◆ **Material shown**:
Start

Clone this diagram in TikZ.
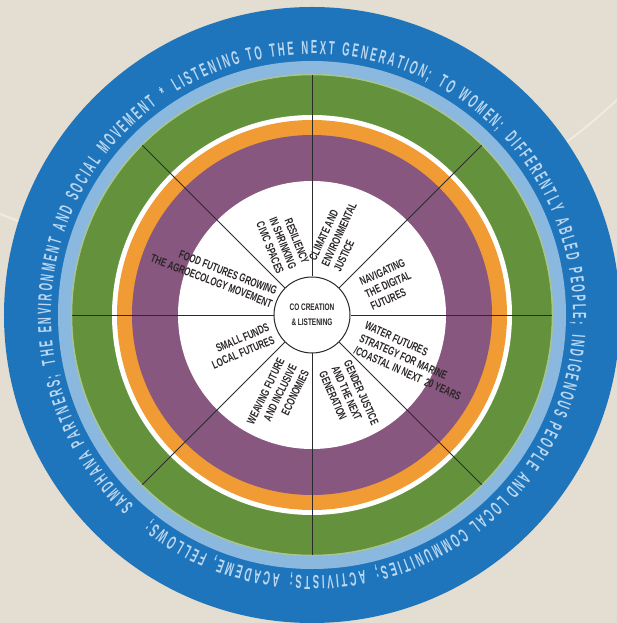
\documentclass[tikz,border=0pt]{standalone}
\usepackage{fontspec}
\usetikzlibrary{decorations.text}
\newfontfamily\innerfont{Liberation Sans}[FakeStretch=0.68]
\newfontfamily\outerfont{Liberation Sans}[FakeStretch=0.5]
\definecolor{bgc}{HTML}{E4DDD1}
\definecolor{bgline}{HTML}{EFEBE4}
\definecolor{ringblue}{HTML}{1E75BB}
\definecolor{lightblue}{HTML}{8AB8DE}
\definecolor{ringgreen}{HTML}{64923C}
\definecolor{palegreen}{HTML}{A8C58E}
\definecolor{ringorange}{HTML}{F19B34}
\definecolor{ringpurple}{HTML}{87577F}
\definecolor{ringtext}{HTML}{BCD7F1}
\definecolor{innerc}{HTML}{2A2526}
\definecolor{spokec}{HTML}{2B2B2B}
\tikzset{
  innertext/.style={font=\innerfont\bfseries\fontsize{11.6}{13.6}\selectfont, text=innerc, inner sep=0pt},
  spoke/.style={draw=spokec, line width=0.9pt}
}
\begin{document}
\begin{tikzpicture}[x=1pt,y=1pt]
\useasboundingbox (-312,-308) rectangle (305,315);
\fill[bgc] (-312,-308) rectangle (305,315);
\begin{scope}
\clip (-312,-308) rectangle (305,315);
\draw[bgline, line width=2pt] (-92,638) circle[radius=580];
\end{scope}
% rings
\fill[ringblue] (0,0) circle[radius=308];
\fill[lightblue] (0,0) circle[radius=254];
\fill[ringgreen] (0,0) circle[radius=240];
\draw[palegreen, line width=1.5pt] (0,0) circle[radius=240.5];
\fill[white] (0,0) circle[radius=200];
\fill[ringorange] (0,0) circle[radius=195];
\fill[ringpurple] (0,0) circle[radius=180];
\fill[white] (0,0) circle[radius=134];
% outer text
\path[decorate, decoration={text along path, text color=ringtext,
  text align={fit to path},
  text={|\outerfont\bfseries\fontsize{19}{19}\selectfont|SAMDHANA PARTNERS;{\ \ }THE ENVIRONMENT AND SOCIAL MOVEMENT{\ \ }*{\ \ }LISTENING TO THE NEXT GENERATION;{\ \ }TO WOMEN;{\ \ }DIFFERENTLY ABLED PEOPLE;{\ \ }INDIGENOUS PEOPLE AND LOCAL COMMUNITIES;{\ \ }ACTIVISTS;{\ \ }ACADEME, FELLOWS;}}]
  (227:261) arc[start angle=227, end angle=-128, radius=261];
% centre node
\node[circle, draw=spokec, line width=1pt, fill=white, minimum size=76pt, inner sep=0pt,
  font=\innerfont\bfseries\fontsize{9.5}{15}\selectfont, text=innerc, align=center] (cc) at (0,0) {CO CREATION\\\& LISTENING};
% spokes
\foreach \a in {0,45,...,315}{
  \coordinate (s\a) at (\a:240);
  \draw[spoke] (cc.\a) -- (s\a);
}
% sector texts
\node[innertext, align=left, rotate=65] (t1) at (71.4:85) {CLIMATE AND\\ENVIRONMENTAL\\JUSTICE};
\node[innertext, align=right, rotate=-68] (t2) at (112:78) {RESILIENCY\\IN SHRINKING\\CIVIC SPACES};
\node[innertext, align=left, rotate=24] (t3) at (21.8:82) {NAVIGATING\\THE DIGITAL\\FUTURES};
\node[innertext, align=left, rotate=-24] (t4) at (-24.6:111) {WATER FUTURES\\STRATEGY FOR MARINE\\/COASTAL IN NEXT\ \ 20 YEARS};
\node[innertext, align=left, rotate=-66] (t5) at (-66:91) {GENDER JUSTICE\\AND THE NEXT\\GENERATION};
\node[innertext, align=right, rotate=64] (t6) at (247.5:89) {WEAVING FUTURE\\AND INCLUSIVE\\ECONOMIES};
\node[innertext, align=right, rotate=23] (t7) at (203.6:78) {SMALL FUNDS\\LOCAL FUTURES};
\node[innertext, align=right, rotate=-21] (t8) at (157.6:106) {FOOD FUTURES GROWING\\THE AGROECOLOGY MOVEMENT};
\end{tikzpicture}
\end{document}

End
Start

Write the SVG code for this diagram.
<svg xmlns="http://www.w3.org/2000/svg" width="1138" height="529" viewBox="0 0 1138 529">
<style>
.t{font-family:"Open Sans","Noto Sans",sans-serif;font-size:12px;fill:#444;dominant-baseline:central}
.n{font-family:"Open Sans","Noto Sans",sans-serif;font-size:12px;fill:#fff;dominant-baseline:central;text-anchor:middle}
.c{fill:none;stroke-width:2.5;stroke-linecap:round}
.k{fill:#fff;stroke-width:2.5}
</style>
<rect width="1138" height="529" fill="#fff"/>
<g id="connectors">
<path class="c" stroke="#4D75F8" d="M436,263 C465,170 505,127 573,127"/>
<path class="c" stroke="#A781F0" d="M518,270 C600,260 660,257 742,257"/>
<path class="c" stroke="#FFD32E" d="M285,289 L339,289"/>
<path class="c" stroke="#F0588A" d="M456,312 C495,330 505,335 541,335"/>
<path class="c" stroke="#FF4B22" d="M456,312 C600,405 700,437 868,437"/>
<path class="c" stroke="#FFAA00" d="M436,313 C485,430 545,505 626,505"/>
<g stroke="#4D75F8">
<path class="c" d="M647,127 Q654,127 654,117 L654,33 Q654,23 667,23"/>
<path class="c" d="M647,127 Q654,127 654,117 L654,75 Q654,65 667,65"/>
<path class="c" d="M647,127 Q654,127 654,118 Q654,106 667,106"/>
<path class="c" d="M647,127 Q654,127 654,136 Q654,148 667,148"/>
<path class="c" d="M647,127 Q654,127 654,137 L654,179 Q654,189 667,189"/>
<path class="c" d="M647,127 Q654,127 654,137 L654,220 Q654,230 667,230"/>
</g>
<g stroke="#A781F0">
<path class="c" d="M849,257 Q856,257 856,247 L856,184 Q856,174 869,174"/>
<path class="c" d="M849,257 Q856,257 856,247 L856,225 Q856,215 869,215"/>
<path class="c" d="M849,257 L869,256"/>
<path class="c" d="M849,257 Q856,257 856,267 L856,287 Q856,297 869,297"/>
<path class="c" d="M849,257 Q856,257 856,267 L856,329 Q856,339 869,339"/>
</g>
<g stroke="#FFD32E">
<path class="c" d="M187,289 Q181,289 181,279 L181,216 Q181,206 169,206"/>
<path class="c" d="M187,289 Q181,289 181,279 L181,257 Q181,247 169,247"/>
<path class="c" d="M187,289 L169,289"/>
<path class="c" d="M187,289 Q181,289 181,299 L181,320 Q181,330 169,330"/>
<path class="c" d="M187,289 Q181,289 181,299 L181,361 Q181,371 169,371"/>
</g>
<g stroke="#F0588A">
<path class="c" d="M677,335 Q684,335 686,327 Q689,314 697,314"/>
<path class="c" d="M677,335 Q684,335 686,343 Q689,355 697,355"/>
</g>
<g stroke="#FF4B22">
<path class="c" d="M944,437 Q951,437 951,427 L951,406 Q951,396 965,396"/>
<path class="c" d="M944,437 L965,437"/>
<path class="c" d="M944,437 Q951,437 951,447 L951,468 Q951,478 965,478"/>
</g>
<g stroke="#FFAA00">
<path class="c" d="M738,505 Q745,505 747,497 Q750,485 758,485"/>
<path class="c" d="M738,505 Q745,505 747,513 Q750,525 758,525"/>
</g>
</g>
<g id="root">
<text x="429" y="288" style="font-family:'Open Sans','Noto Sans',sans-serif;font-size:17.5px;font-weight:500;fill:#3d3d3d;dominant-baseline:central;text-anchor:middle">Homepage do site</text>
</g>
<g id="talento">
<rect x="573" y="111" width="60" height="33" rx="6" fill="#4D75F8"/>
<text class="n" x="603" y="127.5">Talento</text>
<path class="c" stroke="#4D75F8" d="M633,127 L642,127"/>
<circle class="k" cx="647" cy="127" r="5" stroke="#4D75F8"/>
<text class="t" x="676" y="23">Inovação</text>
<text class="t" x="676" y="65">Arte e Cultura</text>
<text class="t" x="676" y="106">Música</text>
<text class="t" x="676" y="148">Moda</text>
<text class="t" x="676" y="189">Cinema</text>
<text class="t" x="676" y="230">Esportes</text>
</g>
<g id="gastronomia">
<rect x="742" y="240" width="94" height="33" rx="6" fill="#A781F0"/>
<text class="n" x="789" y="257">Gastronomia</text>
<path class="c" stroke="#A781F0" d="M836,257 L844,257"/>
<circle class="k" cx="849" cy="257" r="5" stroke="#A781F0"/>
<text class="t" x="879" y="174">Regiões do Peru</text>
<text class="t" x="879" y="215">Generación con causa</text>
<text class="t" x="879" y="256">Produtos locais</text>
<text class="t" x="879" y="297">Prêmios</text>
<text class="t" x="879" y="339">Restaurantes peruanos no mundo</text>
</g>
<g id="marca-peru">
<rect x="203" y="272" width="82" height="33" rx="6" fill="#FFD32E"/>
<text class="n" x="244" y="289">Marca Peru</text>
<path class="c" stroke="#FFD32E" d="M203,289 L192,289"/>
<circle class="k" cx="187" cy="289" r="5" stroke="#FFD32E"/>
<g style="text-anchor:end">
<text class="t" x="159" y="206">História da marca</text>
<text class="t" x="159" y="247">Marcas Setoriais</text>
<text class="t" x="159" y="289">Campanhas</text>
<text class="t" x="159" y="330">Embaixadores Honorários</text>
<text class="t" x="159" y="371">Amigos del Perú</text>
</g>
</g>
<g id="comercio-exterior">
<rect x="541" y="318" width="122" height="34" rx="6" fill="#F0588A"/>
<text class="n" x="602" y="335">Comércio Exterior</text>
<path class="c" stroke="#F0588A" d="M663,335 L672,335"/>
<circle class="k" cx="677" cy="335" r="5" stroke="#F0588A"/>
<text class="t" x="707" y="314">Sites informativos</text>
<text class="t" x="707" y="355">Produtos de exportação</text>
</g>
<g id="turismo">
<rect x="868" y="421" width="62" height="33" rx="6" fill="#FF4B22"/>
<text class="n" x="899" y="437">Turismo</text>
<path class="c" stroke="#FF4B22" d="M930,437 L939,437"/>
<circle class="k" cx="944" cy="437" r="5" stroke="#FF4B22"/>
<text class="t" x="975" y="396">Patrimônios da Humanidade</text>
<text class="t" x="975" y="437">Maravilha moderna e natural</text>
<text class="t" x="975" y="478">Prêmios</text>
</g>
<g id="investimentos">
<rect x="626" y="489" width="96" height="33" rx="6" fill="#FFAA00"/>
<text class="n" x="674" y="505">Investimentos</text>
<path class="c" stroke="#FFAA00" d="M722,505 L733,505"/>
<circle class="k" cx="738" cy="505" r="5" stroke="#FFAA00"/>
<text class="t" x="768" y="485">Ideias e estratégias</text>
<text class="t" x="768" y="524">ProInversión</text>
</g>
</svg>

End
Start

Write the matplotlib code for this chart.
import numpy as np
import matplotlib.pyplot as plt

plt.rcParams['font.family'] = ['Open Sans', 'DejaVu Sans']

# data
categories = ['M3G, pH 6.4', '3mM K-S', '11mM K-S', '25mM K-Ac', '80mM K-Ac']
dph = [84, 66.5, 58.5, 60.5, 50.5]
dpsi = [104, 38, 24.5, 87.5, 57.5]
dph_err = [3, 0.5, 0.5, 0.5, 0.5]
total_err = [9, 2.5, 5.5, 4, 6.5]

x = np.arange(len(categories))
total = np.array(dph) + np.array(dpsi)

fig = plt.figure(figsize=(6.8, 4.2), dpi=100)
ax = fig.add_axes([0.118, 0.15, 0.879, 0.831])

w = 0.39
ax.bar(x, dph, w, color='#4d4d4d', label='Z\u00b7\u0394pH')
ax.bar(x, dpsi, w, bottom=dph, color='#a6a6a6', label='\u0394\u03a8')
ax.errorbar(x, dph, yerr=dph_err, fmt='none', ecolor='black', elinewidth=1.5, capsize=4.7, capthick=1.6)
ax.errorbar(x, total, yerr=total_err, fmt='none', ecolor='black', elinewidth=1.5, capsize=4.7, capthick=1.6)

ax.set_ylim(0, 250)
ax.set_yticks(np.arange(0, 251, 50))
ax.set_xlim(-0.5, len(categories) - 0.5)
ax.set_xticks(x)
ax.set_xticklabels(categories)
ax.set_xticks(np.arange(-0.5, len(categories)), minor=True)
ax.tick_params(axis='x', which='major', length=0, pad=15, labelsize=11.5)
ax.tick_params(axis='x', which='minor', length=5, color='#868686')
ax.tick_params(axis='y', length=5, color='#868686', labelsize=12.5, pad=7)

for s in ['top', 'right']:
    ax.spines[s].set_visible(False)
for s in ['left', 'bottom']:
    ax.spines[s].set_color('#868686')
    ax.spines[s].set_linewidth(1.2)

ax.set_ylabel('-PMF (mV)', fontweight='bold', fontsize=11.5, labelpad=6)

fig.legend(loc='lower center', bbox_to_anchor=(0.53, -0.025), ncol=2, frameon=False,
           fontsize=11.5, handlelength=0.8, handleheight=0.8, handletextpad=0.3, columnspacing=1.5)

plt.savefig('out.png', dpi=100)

End

Of all the entries above, repeat only the lines from the line that has "Write the matplotlib code for this chart." to the line that has "plt.rcParams['font.family'] = ['Open", both lines included, exactly.

Write the matplotlib code for this chart.
import numpy as np
import matplotlib.pyplot as plt

plt.rcParams['font.family'] = ['Open Sans', 'DejaVu Sans']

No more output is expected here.